In my daily life I am able to identify a particular aesthetic understanding which had developed in me during several years living in Japan. This way of interacting with the world is closely aligned to Zen and Wabi-Sabi both of which share many core theoretical tenets. Wabi-Sabi is an appreciation of the imperfect, impermanent and incomplete; of that which is modest, humble and unconventional; of things as they are in this moment.

According to Koren (1998) the material qualities of the Japanese aesthetic of Wabi-Sabi are “the suggestion of natural process; Irregular; Intimate; Unpretentious; Earthy; Murky; Simple” (Koren, p.41). The values of Wabi-Sabi are: ‘All things are impermanent; All things are imperfect; All things are incomplete; ‘Greatness’ exists in the inconspicuous and overlooked details; and beauty can be coaxed out of ugliness.’ (Koren, p. 46-51).

Several years ago I attended an exhibition of the art of 19th Century Zen nun, Rengetsu. The art works in the exhibition are simple ceramic containers with poems inscribed on them in fine, cursive calligraphy. The poems and the simple containers speak to the ephemeral nature of life. In the exhibition there was a set of tea cups of which one had been broken and had been mended with gold.
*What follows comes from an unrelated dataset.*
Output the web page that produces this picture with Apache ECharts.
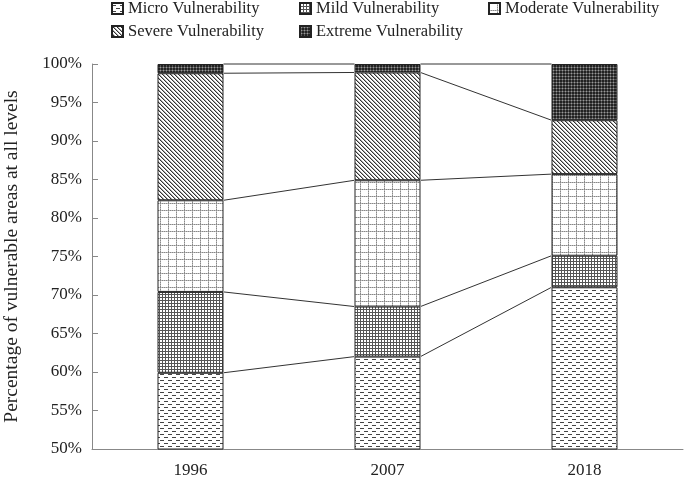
<html lang="en">
	<head>
		<meta charset="UTF-8" />
		<script src="https://cdn.jsdelivr.net/npm/echarts@6/dist/echarts.min.js"></script>
		<title>vulnerability</title>
		<style>
			* {
				padding: 0;
				margin: 0;
			}
		</style>
	</head>

	<body>
		<div id="main" style="width:685px;height:478px"></div>
		<script>
			// values (percent of area)
			var years = ["1996", "2007", "2018"]
			var micro = [59.9, 62.0, 71.0]
			var mild = [10.5, 6.5, 4.1]
			var moderate = [11.9, 16.4, 10.6]
			var severe = [16.5, 14.0, 7.0]
			var extreme = [1.2, 1.1, 7.3]
			var levelNames = [
				"Micro Vulnerability",
				"Mild Vulnerability",
				"Moderate Vulnerability",
				"Severe Vulnerability",
				"Extreme Vulnerability"
			]
			var levels = [micro, mild, moderate, severe, extreme]
			var yTicks = { min: 50, max: 100, step: 5 }

			var FONT = "'Liberation Serif', 'Times New Roman', serif"

			// little pixel tiles used as fill patterns
			function tile(w, h, fn) {
				var c = document.createElement("canvas")
				c.width = w
				c.height = h
				var ctx = c.getContext("2d")
				ctx.fillStyle = "#fff"
				ctx.fillRect(0, 0, w, h)
				for (var y = 0; y < h; y++) {
					for (var x = 0; x < w; x++) {
						var col = fn(x, y)
						if (col) {
							ctx.fillStyle = col
							ctx.fillRect(x, y, 1, 1)
						}
					}
				}
				return { image: c, repeat: "repeat" }
			}

			var patterns = [
				// dashes
				tile(8, 6, function(x, y) {
					if (y == 2 && x < 4) return "#444"
					if (y == 5 && x >= 4) return "#444"
				}),
				// dense grid
				tile(3, 3, function(x, y) {
					if (x == 0 || y == 0) return "#555"
				}),
				// light grid
				tile(8, 7, function(x, y) {
					if (x == 0) return y % 2 == 0 ? "#888" : "#bbb"
					if (y == 0) return x % 2 == 0 ? "#888" : "#bbb"
				}),
				// diagonal
				tile(4, 4, function(x, y) {
					var d = (x - y + 4) % 4
					if (d == 0) return "#333"
					if (d == 1) return "#aaa"
				}),
				// dark dots
				tile(3, 3, function(x, y) {
					return x == 1 && y == 1 ? "#999" : x == 1 || y == 1 ? "#555" : "#222"
				})
			]

			// cumulative tops for the connecting lines
			var cum = years.map(function(y, i) {
				var s = 0
				return levels.map(function(l) {
					s += l[i]
					return Math.round(s * 10) / 10
				})
			})
			var linkData = []
			for (var i = 0; i < years.length - 1; i++) {
				for (var k = 0; k < levels.length; k++) {
					linkData.push([i, cum[i][k], cum[i + 1][k]])
				}
			}

			var barFrac = 0.335
			var series = levels.map(function(l, k) {
				return {
					name: levelNames[k],
					type: "bar",
					stack: "all",
					barWidth: barFrac * 100 + "%",
					itemStyle: {
						color: patterns[k],
						borderColor: "#222",
						borderWidth: 1
					},
					emphasis: { disabled: true },
					data: l
				}
			})
			series.push({
				type: "custom",
				silent: true,
				renderItem: function(params, api) {
					var a = api.coord([api.value(0), api.value(1)])
					var b = api.coord([api.value(0) + 1, api.value(2)])
					var half = (api.size([1, 0])[0] * barFrac) / 2
					return {
						type: "line",
						shape: { x1: a[0] + half, y1: a[1], x2: b[0] - half, y2: b[1] },
						style: { stroke: "#333", lineWidth: 1 }
					}
				},
				encode: { x: 0, y: [1, 2] },
				data: linkData
			})

			var legendPos = [
				[111, 0],
				[299, 0],
				[488, 0],
				[111, 23],
				[299, 23]
			]
			var legends = levelNames.map(function(n, k) {
				return {
					data: [n],
					left: legendPos[k][0],
					top: legendPos[k][1],
					padding: 0,
					icon: "rect",
					itemWidth: 11,
					itemHeight: 11,
					itemGap: 5,
					selectedMode: false,
					textStyle: { fontFamily: FONT, fontSize: 16.5, color: "#222" }
				}
			})

			var option = {
				backgroundColor: "#fff",
				animation: false,
				legend: legends,
				grid: { left: 92, right: 2, top: 64, bottom: 29, outerBoundsMode: "none", containLabel: false },
				xAxis: [
					{
						type: "category",
						data: years,
						axisLine: { lineStyle: { color: "#888" } },
						axisTick: { inside: true, length: 8, lineStyle: { color: "#888" } },
						axisLabel: { fontFamily: FONT, fontSize: 17, color: "#222", margin: 13 }
					},
					{
						type: "category",
						data: years,
						position: "bottom",
						axisLine: { show: false },
						axisTick: { alignWithLabel: true, length: 4, lineStyle: { color: "#888" } },
						axisLabel: { show: false }
					}
				],
				yAxis: {
					type: "value",
					min: yTicks.min,
					max: yTicks.max,
					interval: yTicks.step,
					name: "Percentage of vulnerable areas at all levels",
					nameLocation: "middle",
					nameGap: 70,
					nameTextStyle: { fontFamily: FONT, fontSize: 19.5, color: "#222" },
					axisLine: { show: true, lineStyle: { color: "#888" } },
					axisTick: { show: true, inside: true, length: 6, lineStyle: { color: "#888" } },
					splitLine: { show: false },
					axisLabel: {
						fontFamily: FONT,
						fontSize: 17,
						color: "#222",
						margin: 10,
						formatter: "{value}%"
					}
				},
				series: series
			}

			var myChart = echarts.init(document.getElementById("main"))
			myChart.setOption(option)
		</script>
	</body>
</html>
Instead of discarding or attempting to invisibly mend the broken cup, gold had been laid upon the crack so that the ‘visible mending’ became accentuated. The imperfection was celebrated as an accidental addition worth appreciation.

They are an embodiment of Wabi-Sabi : finding beauty in imperfection, profundity in nature; and accepting the natural cycle of growth, decay, and death. This approach to art and life is simple, slow, and uncluttered. It reveres authenticity above all. It celebrates cracks and crevices and all the other marks that time, weather, and use leave behind. It reminds us that we are all transient beings on this planet – that our bodies as well as the material world around us are in the process of returning to the dust from which we came. Through Wabi-Sabi, we learn to embrace transience and the ephemeral nature of everything.

Koren, L. (1998). Wabi-Sabi for artists, designers, poets & philosophers. Berkeley, CA: Stonebridge Press.